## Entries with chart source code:
********************

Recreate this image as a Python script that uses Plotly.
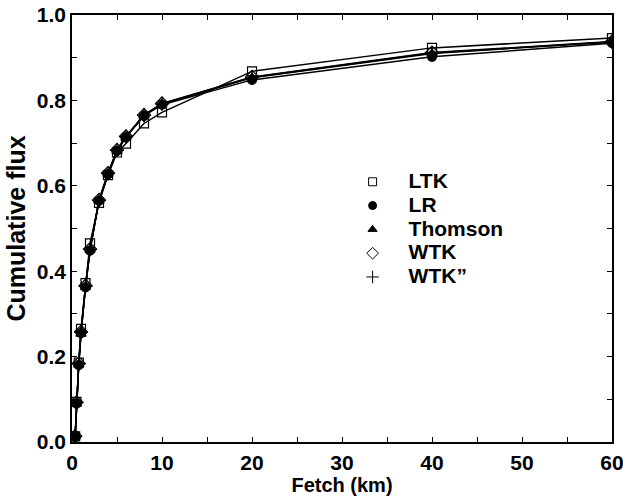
import plotly.graph_objects as go

# Fetch distances (km) and cumulative flux for each model
fetch = [0.35, 0.5, 0.75, 1.0, 1.5, 2, 3, 4, 5, 6, 8, 10, 20, 40, 60]
ltk = [0.013, 0.094, 0.186, 0.265, 0.372, 0.465, 0.560, 0.625, 0.678, 0.699, 0.746, 0.772, 0.868, 0.923, 0.946]
lr = [0.012, 0.090, 0.180, 0.255, 0.362, 0.448, 0.565, 0.627, 0.682, 0.714, 0.764, 0.790, 0.848, 0.902, 0.934]
thomson = [0.013, 0.092, 0.182, 0.253, 0.363, 0.450, 0.566, 0.628, 0.682, 0.714, 0.765, 0.792, 0.853, 0.910, 0.937]
wtk = [0.014, 0.093, 0.184, 0.258, 0.366, 0.452, 0.567, 0.630, 0.684, 0.716, 0.766, 0.793, 0.855, 0.912, 0.938]
wtk2 = [0.013, 0.093, 0.183, 0.257, 0.365, 0.451, 0.566, 0.629, 0.683, 0.715, 0.765, 0.792, 0.854, 0.911, 0.937]

names = ["LTK", "LR", "Thomson", "WTK", "WTK\u201d"]
series = [ltk, lr, thomson, wtk, wtk2]
symbols = ["square-open", "circle", "triangle-up", "diamond-open", "cross-thin-open"]
sizes = [9, 9, 9, 10, 10]

fig = go.Figure()
for name, ys, sym, sz in zip(names, series, symbols, sizes):
    fig.add_trace(go.Scatter(
        x=fetch, y=ys, mode="lines+markers", showlegend=False,
        line=dict(color="black", width=1.5),
        marker=dict(symbol=sym, size=sz, color="black",
                    line=dict(color="black", width=1.2)),
    ))
# legend entries show only the marker symbol
for name, sym, sz in zip(names, symbols, sizes):
    fig.add_trace(go.Scatter(
        x=[None], y=[None], mode="markers",
        name=f'<span style="font-size:21px">{name}</span>',
        marker=dict(symbol=sym, size=sz - 1, color="black",
                    line=dict(color="black", width=1)),
    ))

font_b = dict(family="Liberation Sans, Arial, sans-serif", color="black", weight="bold")

axis_common = dict(
    showgrid=False, zeroline=False, showline=True, linecolor="black", linewidth=1.5,
    mirror="ticks", ticks="inside", ticklen=5, tickwidth=1, tickcolor="black",
    tickfont=dict(size=21, **font_b), automargin=False, ticklabeloverflow="allow",
)

fig.update_xaxes(
    range=[0, 60], dtick=10, tick0=0, ticklabelstandoff=1,
    minor=dict(dtick=5, ticks="inside", ticklen=5, tickcolor="black"),
    title=dict(text="Fetch (km)", font=dict(size=20, **font_b), standoff=2),
    **axis_common,
)
fig.update_yaxes(
    range=[0, 1.0], dtick=0.2, tick0=0, tickformat=".1f",
    minor=dict(dtick=0.1, ticks="inside", ticklen=5, tickcolor="black"),
    title=dict(text="Cumulative flux", font=dict(size=25, **font_b), standoff=4),
    **axis_common,
)

fig.update_layout(
    width=623, height=498,
    margin=dict(l=72, r=11, t=15, b=56),
    paper_bgcolor="white", plot_bgcolor="white",
    legend=dict(
        x=0.49, y=0.649, xanchor="left", yanchor="top",
        bgcolor="rgba(0,0,0,0)", borderwidth=0,
        font=dict(size=16, **font_b), itemwidth=62,
    ),
)

fig.write_html("out.html")
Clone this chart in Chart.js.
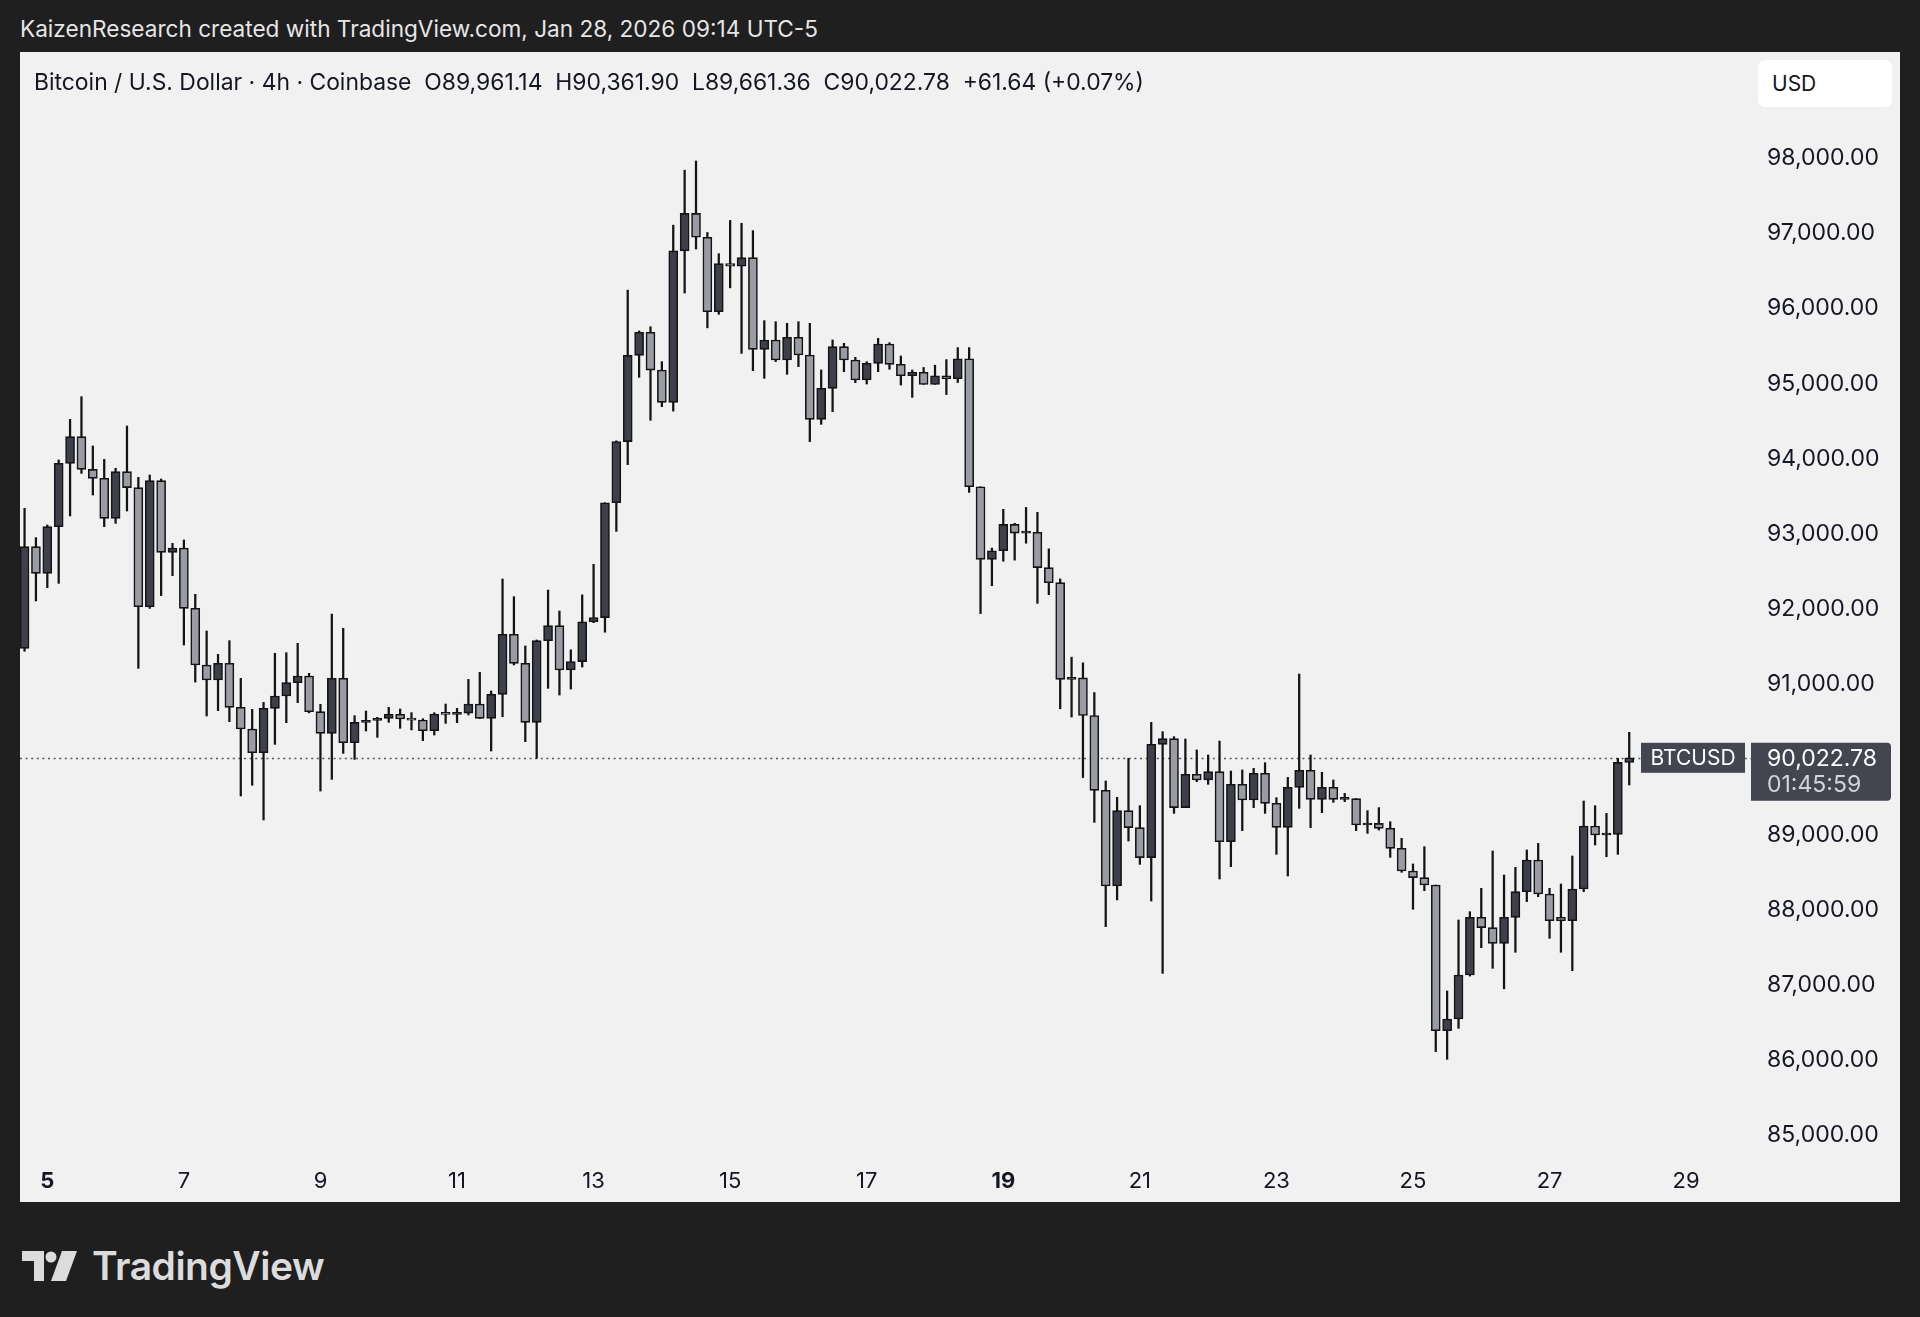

********************

## Aim:
Quote every record above exactly, leaving out any pictures.

## Answer for the task:
Recreate this image as a Python script that uses Plotly.
import plotly.graph_objects as go

# Fetch distances (km) and cumulative flux for each model
fetch = [0.35, 0.5, 0.75, 1.0, 1.5, 2, 3, 4, 5, 6, 8, 10, 20, 40, 60]
ltk = [0.013, 0.094, 0.186, 0.265, 0.372, 0.465, 0.560, 0.625, 0.678, 0.699, 0.746, 0.772, 0.868, 0.923, 0.946]
lr = [0.012, 0.090, 0.180, 0.255, 0.362, 0.448, 0.565, 0.627, 0.682, 0.714, 0.764, 0.790, 0.848, 0.902, 0.934]
thomson = [0.013, 0.092, 0.182, 0.253, 0.363, 0.450, 0.566, 0.628, 0.682, 0.714, 0.765, 0.792, 0.853, 0.910, 0.937]
wtk = [0.014, 0.093, 0.184, 0.258, 0.366, 0.452, 0.567, 0.630, 0.684, 0.716, 0.766, 0.793, 0.855, 0.912, 0.938]
wtk2 = [0.013, 0.093, 0.183, 0.257, 0.365, 0.451, 0.566, 0.629, 0.683, 0.715, 0.765, 0.792, 0.854, 0.911, 0.937]

names = ["LTK", "LR", "Thomson", "WTK", "WTK\u201d"]
series = [ltk, lr, thomson, wtk, wtk2]
symbols = ["square-open", "circle", "triangle-up", "diamond-open", "cross-thin-open"]
sizes = [9, 9, 9, 10, 10]

fig = go.Figure()
for name, ys, sym, sz in zip(names, series, symbols, sizes):
    fig.add_trace(go.Scatter(
        x=fetch, y=ys, mode="lines+markers", showlegend=False,
        line=dict(color="black", width=1.5),
        marker=dict(symbol=sym, size=sz, color="black",
                    line=dict(color="black", width=1.2)),
    ))
# legend entries show only the marker symbol
for name, sym, sz in zip(names, symbols, sizes):
    fig.add_trace(go.Scatter(
        x=[None], y=[None], mode="markers",
        name=f'<span style="font-size:21px">{name}</span>',
        marker=dict(symbol=sym, size=sz - 1, color="black",
                    line=dict(color="black", width=1)),
    ))

font_b = dict(family="Liberation Sans, Arial, sans-serif", color="black", weight="bold")

axis_common = dict(
    showgrid=False, zeroline=False, showline=True, linecolor="black", linewidth=1.5,
    mirror="ticks", ticks="inside", ticklen=5, tickwidth=1, tickcolor="black",
    tickfont=dict(size=21, **font_b), automargin=False, ticklabeloverflow="allow",
)

fig.update_xaxes(
    range=[0, 60], dtick=10, tick0=0, ticklabelstandoff=1,
    minor=dict(dtick=5, ticks="inside", ticklen=5, tickcolor="black"),
    title=dict(text="Fetch (km)", font=dict(size=20, **font_b), standoff=2),
    **axis_common,
)
fig.update_yaxes(
    range=[0, 1.0], dtick=0.2, tick0=0, tickformat=".1f",
    minor=dict(dtick=0.1, ticks="inside", ticklen=5, tickcolor="black"),
    title=dict(text="Cumulative flux", font=dict(size=25, **font_b), standoff=4),
    **axis_common,
)

fig.update_layout(
    width=623, height=498,
    margin=dict(l=72, r=11, t=15, b=56),
    paper_bgcolor="white", plot_bgcolor="white",
    legend=dict(
        x=0.49, y=0.649, xanchor="left", yanchor="top",
        bgcolor="rgba(0,0,0,0)", borderwidth=0,
        font=dict(size=16, **font_b), itemwidth=62,
    ),
)

fig.write_html("out.html")
Clone this chart in Chart.js.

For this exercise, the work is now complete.